Assurances ou pas: les patients répondent présents
L’envol spectaculaire des primes d’assurances suisses n’épargne pas les soins dispensés par Marika. Les assurés sont contraints de payer chaque année davantage, pour des couvertures de plus en plus restrictives. Toutefois, la thérapeute ne constate pas de changements liés à ces coûts supplémentaires: « Chez moi et chez mes pairs, les personnes continuent à venir, même si la complémentaire change sa politique et ne les rembourse plus. » Selon elle, les patients préfèrent limiter leurs dépenses dans d’autres domaines et prioriser leur santé. C’est la cas de Valentine*, dont l’assurance ne rembourse que la moitié des séances, pour un maximum de dix séances par an. Pour elle, les médecines alternatives ne sont pas suffisamment considérées et devraient être davantage remboursées: « Il y a huit ans, j’ai fait un burn-out, j’ai perdu mon père et j’avais des conflits avec ma mère. C’est Marika qui m’a sortie de là, pas mon médecin », témoigne-t-elle.

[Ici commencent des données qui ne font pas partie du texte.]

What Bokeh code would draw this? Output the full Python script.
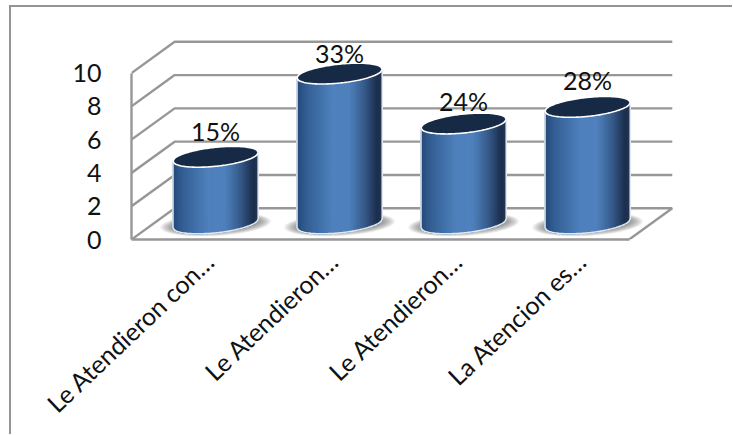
import numpy as np
from bokeh.core.properties import value
from bokeh.embed import file_html
from bokeh.models import FixedTicker
from bokeh.plotting import figure
from bokeh.resources import INLINE

# Chart content
categories = ["Le Atendieron con…", "Le Atendieron…", "Le Atendieron…", "La Atencion es…"]
counts = [4, 9, 6, 7]
percent_labels = ["15%", "33%", "24%", "28%"]
y_ticks = [0, 2, 4, 6, 8, 10]

# Layout, in page pixels
WIDTH, HEIGHT = 733, 435
BORDER_LEFT, BORDER_TOP, BORDER_W = 9, 5, 2
CANVAS_LEFT = BORDER_LEFT + BORDER_W + 1
CANVAS_TOP = BORDER_TOP + BORDER_W + 1
FLOOR_PX = 238          # y of value 0 on the front edge
UNIT_PX = 16.5          # pixels per value unit
FRONT_LEFT_PX = 132
FIRST_BAR_PX = 215.8
BAR_STEP_PX = 123.6
DEPTH_X_PX, DEPTH_Y_PX = 43, 31
RIGHT_FRONT_PX = 628
label_gaps_px = [26, 21, 23, 27]
TICK_SHIFT_PX = 6       # category labels end slightly left of their bar centres

GRID = "#979797"
TOP_FILL = "#172a45"
FONT = "Lato"


def ux(px):
    """Pixel distance along the category axis, in category units."""
    return px / BAR_STEP_PX


def uy(px):
    """Pixel distance along the value axis, in value units."""
    return px / UNIT_PX


x0 = -ux(FIRST_BAR_PX - FRONT_LEFT_PX)
x1 = ux(RIGHT_FRONT_PX - FIRST_BAR_PX)
dx, dv = ux(DEPTH_X_PX), uy(DEPTH_Y_PX)

p = figure(
    width=WIDTH - CANVAS_LEFT, height=HEIGHT - CANVAS_TOP,
    x_range=(x0, ux(WIDTH - FIRST_BAR_PX)),
    y_range=(0, uy(FLOOR_PX - CANVAS_TOP)),
    output_backend="svg", toolbar_location=None,
    min_border_left=FRONT_LEFT_PX - CANVAS_LEFT, min_border_right=0,
    min_border_top=0, min_border_bottom=HEIGHT - FLOOR_PX,
    background_fill_color="white", border_fill_color="white",
    margin=(BORDER_TOP, 0, 0, BORDER_LEFT),
    # Chart-area border: only its top and left sides show
    styles={
        "border-left": f"{BORDER_W}px solid #949494",
        "border-top": f"{BORDER_W}px solid #949494",
        "box-sizing": "content-box",
    },
)
p.outline_line_color = None
p.xgrid.visible = False
p.ygrid.visible = False

# Value axis doubles as the front edge of the left wall
ya = p.yaxis[0]
ya.ticker = FixedTicker(ticks=y_ticks)
ya.bounds = (0, 10)
ya.axis_line_color = GRID
ya.axis_line_width = 2.4
ya.major_tick_line_color = None
ya.minor_tick_line_color = None
ya.major_label_standoff = 24
ya.major_label_text_font = FONT
ya.major_label_text_font_size = "25px"
ya.major_label_text_color = "#111111"

# Category axis doubles as the front edge of the floor
tick_pos = [round(i - ux(TICK_SHIFT_PX), 4) for i in range(len(categories))]
xa = p.xaxis[0]
xa.ticker = FixedTicker(ticks=tick_pos)
xa.major_label_overrides = dict(zip(tick_pos, categories))
xa.bounds = (x0, x1)
xa.axis_line_color = GRID
xa.axis_line_width = 2.4
xa.major_tick_line_color = None
xa.minor_tick_line_color = None
xa.major_label_orientation = np.radians(43.5)
xa.major_label_standoff = 11
xa.major_label_text_font = FONT
xa.major_label_text_font_size = "25px"
xa.major_label_text_color = "#111111"

# Walls and floor
wall_xs, wall_ys = [], []
for v in y_ticks:
    wall_xs.append([x0, x0 + dx, x1 + dx])
    wall_ys.append([v, v + dv, v + dv])
wall_xs.append([x1, x1 + dx])
wall_ys.append([0, dv])
p.multi_line(wall_xs, wall_ys, line_color=GRID, line_width=2.4)

# Cylinders
BASE_V = uy(16)         # centre of the base ellipse above the front edge
HALF_W, HALF_H, TILT = 42.5, 9.4, 4.3
STOPS_T = [0.0, 0.12, 0.42, 0.62, 0.80, 0.95, 1.0]
STOPS_RGB = np.array([
    [36, 72, 120], [52, 95, 148], [79, 129, 189], [79, 129, 189],
    [54, 90, 138], [28, 46, 77], [34, 54, 84],
], dtype=float)


def rim(cx, cv, t, sign):
    """Point on a tilted ellipse: sign -1 for the near rim, +1 for the far rim."""
    t = np.asarray(t)
    return (
        cx + ux(HALF_W) * t,
        cv + uy(TILT) * t + sign * uy(HALF_H) * np.sqrt(np.clip(1 - t ** 2, 0, 1)),
    )


def ring(cx, cv, a_px, b_px, tilt_px, n=72):
    th = np.linspace(0, 2 * np.pi, n, endpoint=False)
    c, s = np.cos(th), np.sin(th)
    return (cx + ux(a_px) * c).tolist(), (cv + uy(tilt_px) * c + uy(b_px) * s).tolist()


# Soft ground shadows
sh_xs, sh_ys = [], []
for i in range(len(counts)):
    for k in range(12):
        xs, ys = ring(i, BASE_V - uy(1), 55 - k * 1.5, 11.5 - k * 0.5, 3)
        sh_xs.append(xs)
        sh_ys.append(ys)
p.patches(sh_xs, sh_ys, fill_color="#5a5a5a", fill_alpha=0.09, line_color=None)

# Cylinder bodies as narrow vertical strips for the horizontal shading
edges = np.linspace(-1, 1, 61)
st_xs, st_ys, st_cols = [], [], []
for i, c in enumerate(counts):
    for a, b in zip(edges[:-1], edges[1:]):
        mid = (0.5 * (a + b) + 1) / 2
        rgb = [int(np.interp(mid, STOPS_T, STOPS_RGB[:, k])) for k in range(3)]
        xa_, ya_ = rim(i, BASE_V, [a, b], -1)
        xb_, yb_ = rim(i, BASE_V + c, [b, a], -1)
        st_xs.append(list(xa_) + list(xb_))
        st_ys.append(list(ya_) + list(yb_))
        st_cols.append("#%02x%02x%02x" % tuple(rgb))
p.patches(st_xs, st_ys, fill_color=st_cols, line_color=st_cols, line_width=1.3)

# Pale rims along the sides and base of each cylinder
t_all = np.linspace(-1, 1, 61)
edge_xs, edge_ys = [], []
for i, c in enumerate(counts):
    xb, yb = rim(i, BASE_V, t_all, -1)
    xt, yt = rim(i, BASE_V + c, [1.0], -1)
    xl, yl = rim(i, BASE_V + c, [-1.0], -1)
    edge_xs.append([xl[0]] + xb.tolist() + [xt[0]])
    edge_ys.append([yl[0]] + yb.tolist() + [yt[0]])
p.multi_line(edge_xs, edge_ys, line_color="#e4e8ee", line_width=1.6)

# Dark top faces with a white rim
tops_x, tops_y = [], []
for i, c in enumerate(counts):
    tf = np.linspace(-1, 1, 61)
    xn, yn = rim(i, BASE_V + c, tf, -1)
    xf, yf = rim(i, BASE_V + c, tf[::-1], 1)
    tops_x.append(np.concatenate([xn, xf]).tolist())
    tops_y.append(np.concatenate([yn, yf]).tolist())
p.patches(tops_x, tops_y, fill_color=TOP_FILL, line_color="white", line_width=1.6)

# Percentage labels above each cylinder
for i, (c, lab, gap) in enumerate(zip(counts, percent_labels, label_gaps_px)):
    p.text([i], [BASE_V + c], text=[lab], y_offset=-gap,
           text_align="center", text_baseline="middle",
           text_font=value(FONT), text_font_size="25px", text_color="#111111")

open("out.html", "w").write(file_html(p, INLINE))
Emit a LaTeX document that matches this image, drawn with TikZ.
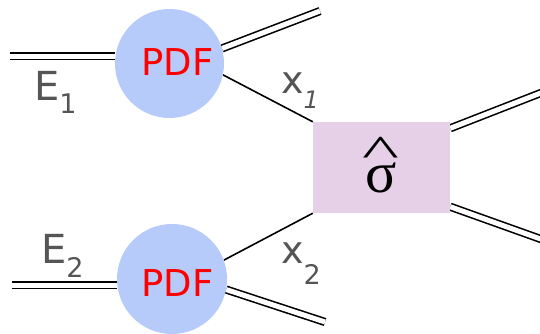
\documentclass[tikz,border=0pt]{standalone}
\usepackage{fontspec}
\setmainfont{DejaVu Sans}
\newfontfamily\serifgreek{Liberation Serif}
\usetikzlibrary{calc}
\definecolor{pdfblue}{RGB}{183,203,250}
\definecolor{boxpurple}{RGB}{230,208,232}
\definecolor{labgray}{RGB}{85,85,85}
\tikzset{
  pdfcirc/.style={circle, fill=pdfblue, minimum size=109pt, inner sep=0pt},
  pdftext/.style={text=red, font=\fontsize{37}{37}\selectfont, inner sep=0pt},
  dbl/.style={line width=1.6pt, double=white, double distance=5pt},
  sgl/.style={line width=1.6pt},
  lab/.style={text=labgray, inner sep=0pt, anchor=base west},
  sigbox/.style={fill=boxpurple, minimum width=137pt, minimum height=91pt, inner sep=0pt}
}
\begin{document}
\begin{tikzpicture}[x=1pt,y=-1pt]
\useasboundingbox (0,0) rectangle (540,333);
% coordinates of free ends
\coordinate (e1s) at (10,56);
\coordinate (e2s) at (12,285);
\coordinate (t1e) at (320,11);
\coordinate (b2e) at (325,322);
\coordinate (r1e) at (542,92.5);
\coordinate (r2e) at (542,239.5);
% nodes (invisible placement first for line drawing)
\node[sigbox] (box) at (381.5,167.5) {};
\path (169.5,63.5) node[circle, minimum size=109pt, inner sep=0pt] (pdf1) {};
\path (172,279) node[circle, minimum size=110pt, inner sep=0pt] (pdf2) {};
% connectors
\draw[dbl] (e1s) -- (e1s -| pdf1.172);
\draw[dbl] (e2s) -- (e2s -| pdf2.186);
\draw[dbl] (pdf1.16) -- (t1e);
\draw[dbl] (pdf2.-11) -- (b2e);
\draw[sgl] (pdf1.-12) -- (box.north west);
\draw[sgl] (pdf2.20) -- (box.south west);
\draw[dbl] ($(box.north east)+(0,6.5)$) -- (r1e);
\draw[dbl] ($(box.south east)+(0,-6.5)$) -- (r2e);
% fills on top
\node[pdfcirc] (c1) at (pdf1) {};
\node[pdfcirc, minimum size=110pt] (c2) at (pdf2) {};
\node[sigbox] (box2) at (box) {};
% texts
\node[pdftext] (p1) at (177.5,62.5) {PDF};
\node[pdftext] (p2) at (177.5,283.5) {PDF};
\node[lab, font=\fontsize{40}{40}\selectfont] (E1) at (34,100) {E\raisebox{-13pt}{\fontsize{27}{27}\selectfont 1}};
\node[lab, font=\fontsize{40}{40}\selectfont] (E2) at (41,263) {E\raisebox{-14pt}{\fontsize{27}{27}\selectfont 2}};
\node[lab, font=\fontsize{38}{38}\selectfont] (x1) at (281,93) {x\raisebox{-15pt}{\fontsize{24}{24}\selectfont\itshape 1}};
\node[lab, font=\fontsize{38}{38}\selectfont] (x2) at (281,263) {x\raisebox{-21pt}{\fontsize{27}{27}\selectfont 2}};
\node[inner sep=0pt, anchor=base, font=\fontsize{58}{58}\selectfont\serifgreek] (sig) at (381,192)
  {\ooalign{\hidewidth\raisebox{25.6pt}{\scalebox{1.35}[0.77]{\char"5E}}\hidewidth\cr σ\cr}};
\end{tikzpicture}
\end{document}
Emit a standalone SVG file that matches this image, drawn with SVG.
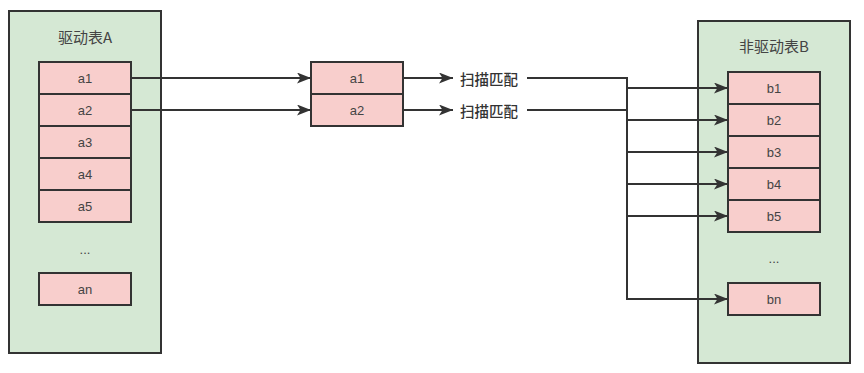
<svg xmlns="http://www.w3.org/2000/svg" width="864" height="373" viewBox="0 0 864 373">
<style>
.cont{fill:#d5e8d4;stroke:#333;stroke-width:2}
.cell{fill:#f8cecc;stroke:#333;stroke-width:2}
.t{font-family:"Liberation Sans","Noto Sans CJK SC",sans-serif;font-size:13px;fill:#444;text-anchor:middle;dominant-baseline:central}
.title{font-family:"Noto Sans CJK SC","Liberation Sans",sans-serif;font-size:15px;fill:#444;text-anchor:middle;dominant-baseline:central}
.lbl{font-family:"Noto Sans CJK SC",sans-serif;font-size:14.5px;fill:#333;font-weight:500;dominant-baseline:central}
.c{fill:none;stroke:#333;stroke-width:2}
</style>
<defs>
<marker id="ah" viewBox="0 0 14 11" refX="14" refY="5.5" markerWidth="14" markerHeight="11" markerUnits="userSpaceOnUse" orient="auto">
<path d="M0,0 L14,5.5 L0,11 L3.5,5.5 Z" fill="#333"/>
</marker>
</defs>
<g id="tableA">
<rect class="cont" x="9" y="11" width="152" height="342"/>
<text class="title" x="85" y="36">驱动表A</text>
</g>
<g id="a1"><rect class="cell" x="39" y="62" width="92" height="32"/><text class="t" x="85" y="78">a1</text></g>
<g id="a2"><rect class="cell" x="39" y="94" width="92" height="32"/><text class="t" x="85" y="110">a2</text></g>
<g id="a3"><rect class="cell" x="39" y="126" width="92" height="32"/><text class="t" x="85" y="142">a3</text></g>
<g id="a4"><rect class="cell" x="39" y="158" width="92" height="32"/><text class="t" x="85" y="174">a4</text></g>
<g id="a5"><rect class="cell" x="39" y="190" width="92" height="32"/><text class="t" x="85" y="206">a5</text></g>
<g id="a-ellipsis"><text class="t" x="85" y="249">...</text></g>
<g id="an"><rect class="cell" x="39" y="273" width="92" height="32"/><text class="t" x="85" y="289">an</text></g>

<g id="m1"><rect class="cell" x="311" y="62" width="92" height="32"/><text class="t" x="357" y="78">a1</text></g>
<g id="m2"><rect class="cell" x="311" y="94" width="92" height="32"/><text class="t" x="357" y="110">a2</text></g>

<g id="scan1"><text class="lbl" x="460" y="78">扫描匹配</text></g>
<g id="scan2"><text class="lbl" x="460" y="110">扫描匹配</text></g>

<g id="tableB">
<rect class="cont" x="698" y="21" width="152" height="342"/>
<text class="title" x="774" y="45">非驱动表B</text>
</g>
<g id="b1"><rect class="cell" x="728" y="72" width="92" height="32"/><text class="t" x="774" y="88">b1</text></g>
<g id="b2"><rect class="cell" x="728" y="104" width="92" height="32"/><text class="t" x="774" y="120">b2</text></g>
<g id="b3"><rect class="cell" x="728" y="136" width="92" height="32"/><text class="t" x="774" y="152">b3</text></g>
<g id="b4"><rect class="cell" x="728" y="168" width="92" height="32"/><text class="t" x="774" y="184">b4</text></g>
<g id="b5"><rect class="cell" x="728" y="200" width="92" height="32"/><text class="t" x="774" y="216">b5</text></g>
<g id="b-ellipsis"><text class="t" x="774" y="258">...</text></g>
<g id="bn"><rect class="cell" x="728" y="283" width="92" height="32"/><text class="t" x="774" y="299">bn</text></g>

<g id="connectors">
<path class="c" d="M131,78 H311" marker-end="url(#ah)"/>
<path class="c" d="M131,110 H311" marker-end="url(#ah)"/>
<path class="c" d="M403,78 H453" marker-end="url(#ah)"/>
<path class="c" d="M403,110 H453" marker-end="url(#ah)"/>
<path class="c" d="M527,78 H627 V299"/>
<path class="c" d="M527,110 H627"/>
<path class="c" d="M627,88 H728" marker-end="url(#ah)"/>
<path class="c" d="M627,120 H728" marker-end="url(#ah)"/>
<path class="c" d="M627,152 H728" marker-end="url(#ah)"/>
<path class="c" d="M627,184 H728" marker-end="url(#ah)"/>
<path class="c" d="M627,216 H728" marker-end="url(#ah)"/>
<path class="c" d="M626,299 H728" marker-end="url(#ah)"/>
</g>
</svg>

Faire face aux scepticismes
Entre rires moqueurs et jugements voilés, Marika est régulièrement confrontée à la défiance et aux malentendus. La thérapeute assume aussi le statut de médium, qui consiste selon elle à ressentir l’énergie d’un objet, d’une personne, d’un animal ou d’un défunt. Souvent associé à la magie ou au chamanisme, elle essuie plusieurs critiques: « Il y a des personnes qui ricanent, qui me disent que je suis une sorcière », se confie-t-elle. Face à ses détracteurs, elle crée le dialogue quand il est possible, ignore les conversations lorsqu’il ne l’est pas. Elle témoigne: « Ce sont des réflexions guidées par la peur de l’inconnu et celle d’investir ses émotions. » En tant que patiente, Valentine est elle aussi confrontée à des remarques sceptiques: « Parfois, mon mari me taquine, me dit que ces activités deviennent dangereuses. »
Il y a des personnes qui ricanent, qui me disent que je suis une sorcière.
Face aux critiques, Marika peut toutefois compter sur le soutien indéfectible de son mari et de ses amis. Mère de trois enfants, elle les a sensibilisés à l’ouverture énergétique et émotionnelle. « Des fois, je sens qu’il y a l’âme de mon père qui passe dans la maison, alors je leur dis que tout va bien. » Toutefois, entre pratiques thérapeutiques et quotidien familial, la yourte et la maison ne se mélangent pas, et l’équilibre est préservé.
Par Salomé Philipp
* prénom d’emprunt
Ce travail journalistique a été réalisé pour le cours « Atelier presse I », dans le cadre du master en journalisme de l’Académie du journalisme et des médias (AJM) de l’Université de Neuchâtel.